Public testimony before the board came toward the end of an all-day hearing that included an overview of the March 22 slide that raced across the North Fork of the Stillaguamish River and buried dozens of homes in the riverfront community of Oso. Forty-one people died, and two are missing.
Deborah Durnell, whose husband, Tom, was killed in the slide, asked the board to do all it could to prevent future landslides.
“The deaths in Oso weren’t just statistics to me,” she said. “We owe every person who died to do all in our power to make sure that logging regulations are adequate and that they are enforced.”
She said she hopes the disaster motivates the state to ramp up its efforts to identify risks, pass regulations and notify residents of the hazards to ensure the public is protected.
The board planned to resume its meeting Tuesday, but it’s uncertain what, if any, actions might be taken.
Aaron Everett, chairman of the Forest Practices Board, said the meeting is meant to “review and take stock of our scientific knowledge of landslide hazards.”
“We do it against the context of an awful tragedy,” he said. “It makes our work that much more important.”
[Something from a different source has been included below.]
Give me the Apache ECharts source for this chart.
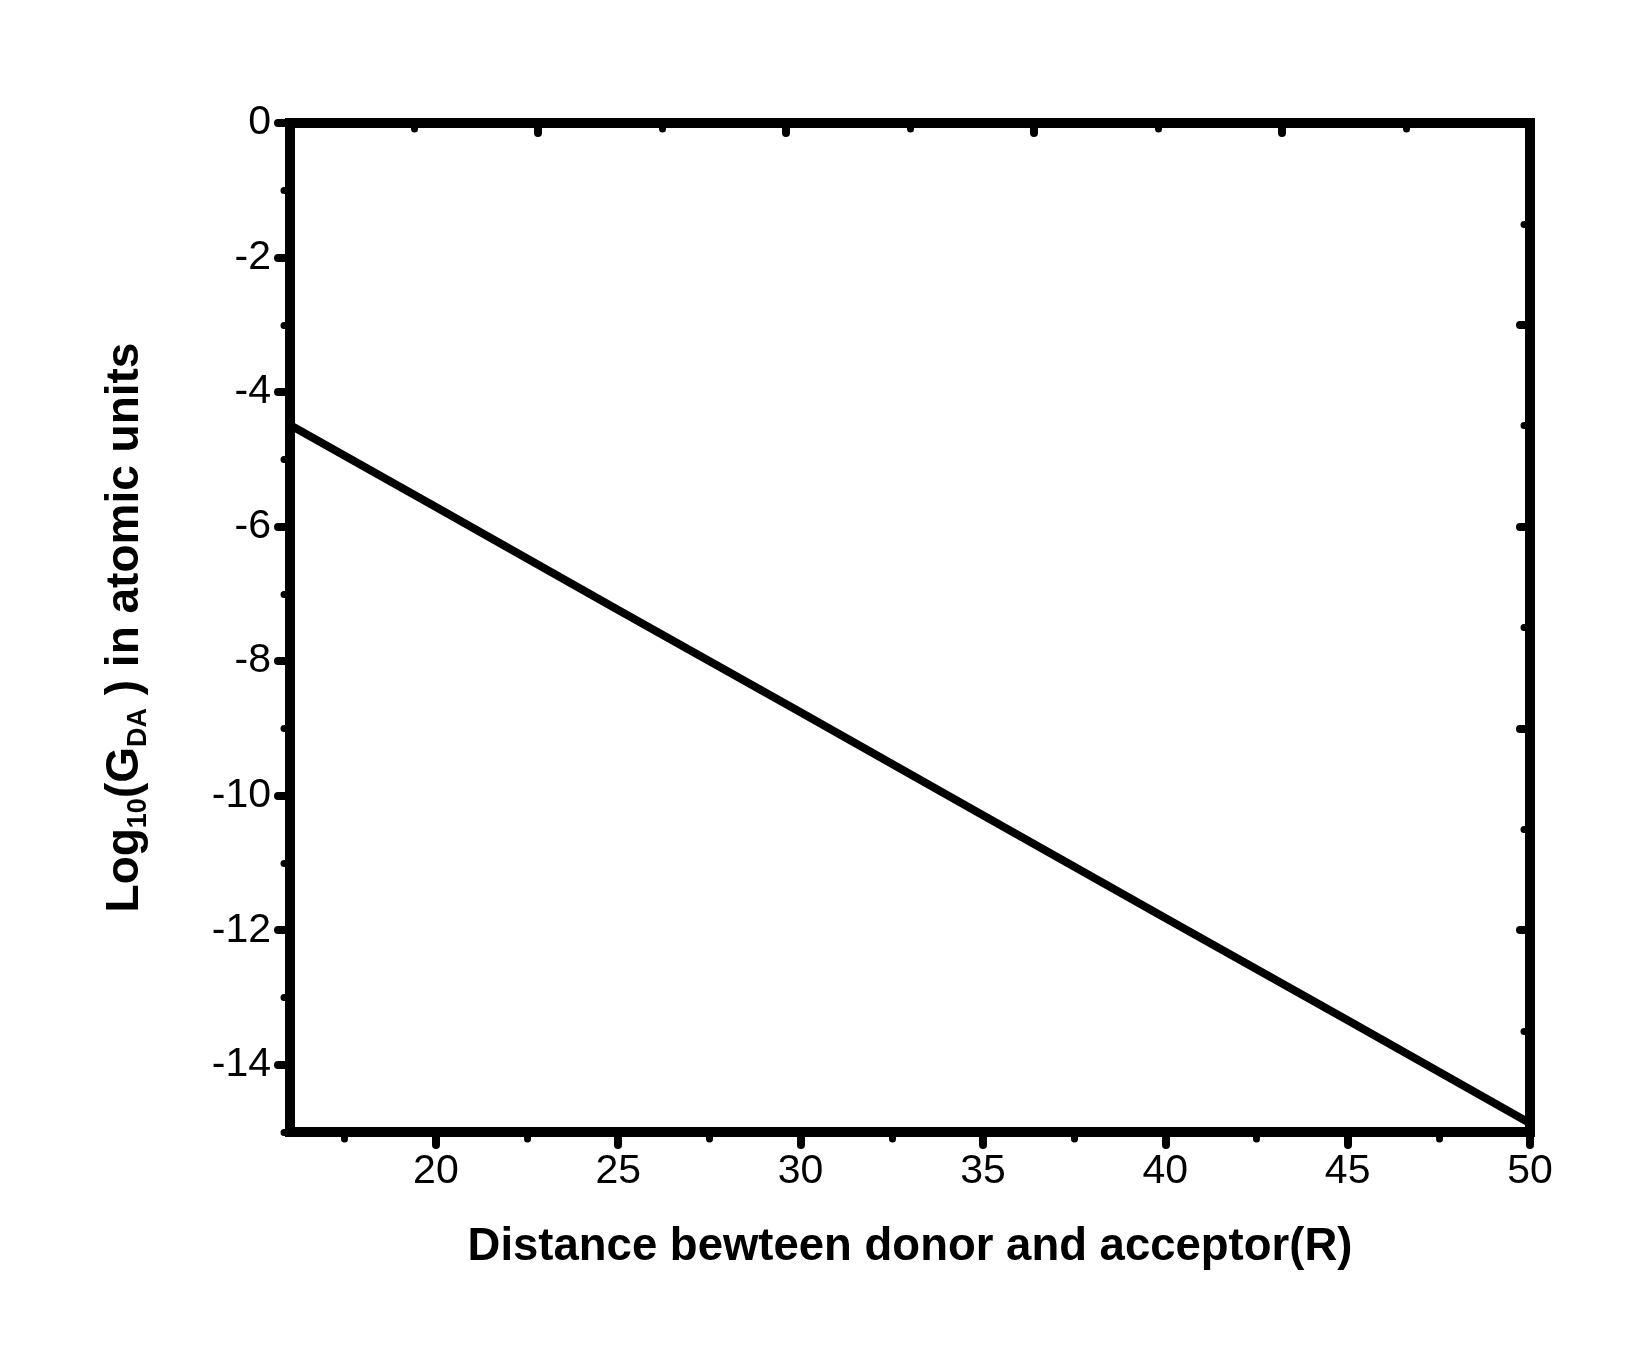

Officials throughout the day heard about the history of landslides in the state, previous responses to the disasters and forest practices in place now.
The hillside that collapsed above Oso was roughly 600 feet high and scattered debris nearly a mile from the base of the hill.
Jonathan Godt, a scientist with the U.S. Geological Survey, said Monday that while rains likely contributed to the slide, a definitive cause is “a question that may not be answerable in a satisfactory way.”